Yeah I agree with him and in part his reasoning. I also just think that the reapers storyline told with the "great man" saves the galaxy perspective is also too cliche. I think an ensemble show which builds to the Reapers later in the story could work, but it can't dive in with season 1 = Mass Effect, and I absolutely think they'd be better off not having Shepard and not having someone specifically in a role doing that much of the saving on their own.

Technically a whole lot of what Shep does, particularly in 3, is being the glue that brings everyone together and that part of it can be retained but at the very least the cipher into lazarus project stuff is too much for a show. And I'd still rather them change the character so they're not conflicting with anyone's personal Shepard.

I wouldn't want Cavill front and center as Shep even if they stick with Shep, but I could certainly see him fitting in as another prominent character in an ensemble cast or a high profile secondary character. His enjoyment of playing Geralt is hard to measure but its a significant part of why I enjoy Geralt so much in the show.

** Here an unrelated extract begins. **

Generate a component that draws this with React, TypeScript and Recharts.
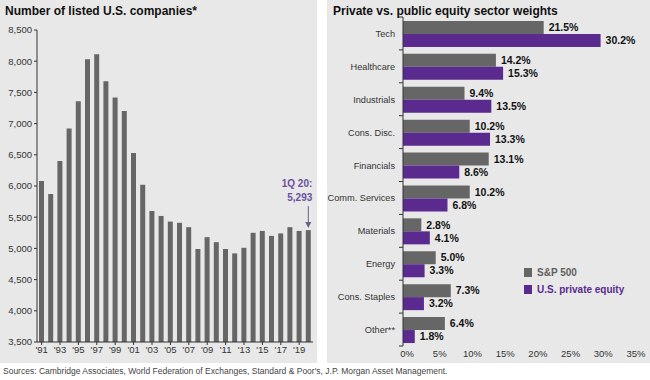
import React from "react";
import { BarChart, Bar, XAxis, YAxis, LabelList } from "recharts";

const years = ["'91","'92","'93","'94","'95","'96","'97","'98","'99","'00","'01","'02","'03","'04","'05","'06","'07","'08","'09","'10","'11","'12","'13","'14","'15","'16","'17","'18","'19","'20"];
const listedCompanies = [6080, 5870, 6400, 6920, 7360, 8030, 8110, 7680, 7420, 7200, 6530, 6020, 5600, 5520, 5430, 5410, 5340, 4990, 5180, 5100, 4990, 4920, 5010, 5250, 5280, 5200, 5240, 5340, 5280, 5293];
const countTicks = [3500, 4000, 4500, 5000, 5500, 6000, 6500, 7000, 7500, 8000, 8500];

const sectors = ["Tech", "Healthcare", "Industrials", "Cons. Disc.", "Financials", "Comm. Services", "Materials", "Energy", "Cons. Staples", "Other**"];
const sp500 = [21.5, 14.2, 9.4, 10.2, 13.1, 10.2, 2.8, 5.0, 7.3, 6.4];
const privateEquity = [30.2, 15.3, 13.5, 13.3, 8.6, 6.8, 4.1, 3.3, 3.2, 1.8];
const pctTicks = [0, 5, 10, 15, 20, 25, 30, 35];
const legendItems = ["S&P 500", "U.S. private equity"];

const FONT = "'Liberation Sans', Arial, sans-serif";
const GREY = "#666666";
const PURPLE = "#5a2a8f";
const PANEL = "#e8e8e8";

const leftData = years.map((y, i) => ({ year: y, count: listedCompanies[i] }));
const rightData = sectors.map((s, i) => ({ sector: s, sp: sp500[i], pe: privateEquity[i] }));

const renderAnnotation = (props: any) => {
  const { x, y, width, index } = props;
  if (index !== years.length - 1) return null;
  const cx = Number(x) + Number(width) / 2;
  const top = Number(y);
  return (
    <g>
      <text x={cx + 4} y={top - 43} textAnchor="end" fill="#6b4fa0" fontSize={10} fontWeight="bold" fontFamily={FONT}>1Q 20:</text>
      <text x={cx + 4} y={top - 29} textAnchor="end" fill="#6b4fa0" fontSize={10} fontWeight="bold" fontFamily={FONT}>5,293</text>
      <line x1={cx} y1={top - 24} x2={cx} y2={top - 7} stroke="#6a5f88" strokeWidth={1} />
      <polygon points={`${cx - 3},${top - 8} ${cx + 3},${top - 8} ${cx},${top - 2}`} fill="#6a5f88" />
    </g>
  );
};

const SectorTick = (props: any) => {
  const { x, y, payload, index } = props;
  const px = Number(x);
  const py = Number(y);
  const off = Number(payload && payload.offset) || 0;
  const axisX = px + 8;
  return (
    <g>
      {off > 0 && <line x1={axisX - 4} x2={axisX} y1={py - off} y2={py - off} stroke="#333" />}
      {off > 0 && index === sectors.length - 1 && <line x1={axisX - 4} x2={axisX} y1={py + off} y2={py + off} stroke="#333" />}
      <text x={px} y={py} dy={3.5} textAnchor="end" fontSize={9.2} fill="#333" fontFamily={FONT}>
        {payload.value}
      </text>
    </g>
  );
};

export default function App() {
  return (
    <div style={{ position: "absolute", left: 0, top: 0, width: 650, height: 380, background: "#ffffff", fontFamily: FONT }}>
      <div style={{ position: "absolute", left: 0, top: 0, width: 317, height: 363, background: PANEL }}>
        <div style={{ position: "absolute", left: 5, top: 4, fontSize: 12, fontWeight: "bold", color: "#111" }}>Number of listed U.S. companies*</div>
        <div style={{ position: "absolute", left: 0, top: 0 }}>
          <BarChart width={317} height={363} data={leftData} margin={{ top: 30, right: 4, bottom: 0, left: 0 }} barCategoryGap={0}>
            <XAxis dataKey="year" height={21} interval={1} tick={{ fontSize: 9.5, fill: "#333", fontFamily: FONT }} tickSize={3} tickMargin={1} axisLine={{ stroke: "#333" }} tickLine={{ stroke: "#333" }} />
            <YAxis type="number" domain={[3500, 8500]} ticks={countTicks} width={37} tickFormatter={(v: number) => v.toLocaleString("en-US")} tick={{ fontSize: 9.5, fill: "#333", fontFamily: FONT }} tickSize={3} tickMargin={2} axisLine={{ stroke: "#333" }} tickLine={{ stroke: "#333" }} allowDataOverflow />
            <Bar dataKey="count" fill={GREY} barSize={5} isAnimationActive={false}>
              <LabelList dataKey="count" content={renderAnnotation} />
            </Bar>
          </BarChart>
        </div>
      </div>
      <div style={{ position: "absolute", left: 327, top: 0, width: 323, height: 363, background: PANEL }}>
        <div style={{ position: "absolute", left: 6, top: 4, fontSize: 12, fontWeight: "bold", color: "#111" }}>Private vs. public equity sector weights</div>
        <div style={{ position: "absolute", left: 0, top: 0 }}>
          <BarChart width={323} height={363} data={rightData} layout="vertical" margin={{ top: 17, right: 18, bottom: 0, left: 0 }} barCategoryGap="12%" barGap={0}>
            <XAxis type="number" domain={[0, 35]} ticks={pctTicks} height={17} tickFormatter={(v: number) => `${v}%`} axisLine={false} tickLine={false} tickSize={0} tickMargin={4} tick={{ fontSize: 9.5, fill: "#333", fontFamily: FONT, dx: 4 }} />
            <YAxis type="category" dataKey="sector" width={76} axisLine={{ stroke: "#333" }} tickLine={false} tick={<SectorTick />} tickSize={6} tickMargin={2} />
            <Bar dataKey="sp" name={legendItems[0]} fill={GREY} isAnimationActive={false}>
              <LabelList dataKey="sp" position="right" offset={5} formatter={(v: any) => `${Number(v).toFixed(1)}%`} style={{ fontSize: 10.5, fontWeight: "bold", fill: "#111", fontFamily: FONT }} />
            </Bar>
            <Bar dataKey="pe" name={legendItems[1]} fill={PURPLE} isAnimationActive={false}>
              <LabelList dataKey="pe" position="right" offset={5} formatter={(v: any) => `${Number(v).toFixed(1)}%`} style={{ fontSize: 10.5, fontWeight: "bold", fill: "#111", fontFamily: FONT }} />
            </Bar>
          </BarChart>
        </div>
        <div style={{ position: "absolute", left: 197, top: 264, fontSize: 10, fontWeight: "bold" }}>
          <div style={{ display: "flex", alignItems: "center", height: 17 }}>
            <span style={{ width: 8, height: 9, background: GREY, display: "inline-block", marginRight: 5 }} />
            <span style={{ color: "#5f5f5f" }}>{legendItems[0]}</span>
          </div>
          <div style={{ display: "flex", alignItems: "center", height: 17 }}>
            <span style={{ width: 8, height: 9, background: PURPLE, display: "inline-block", marginRight: 5 }} />
            <span style={{ color: PURPLE }}>{legendItems[1]}</span>
          </div>
        </div>
      </div>
      <div style={{ position: "absolute", left: 3, top: 366, fontSize: 8.5, color: "#444" }}>Sources: Cambridge Associates, World Federation of Exchanges, Standard &amp; Poor's, J.P. Morgan Asset Management.</div>
    </div>
  );
}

The "great man" (or could be a great woman in this case) saves the galaxy may be a cliche but I think such tropes exist for a reason. People look for it not only in fantasy / sci fi but in history as well (the lionizing of Winston Churchill for example)

So I think the story definitely will be missing a strong dramatic element if there's not a central hero like Shepard who unites the galaxy against the Reaper threat. They would just need to develop the character more and make him/her more human, rather than the cardboard cutout Shepard is in the game (which is fine for the game because the player projects their own personality onto the central character).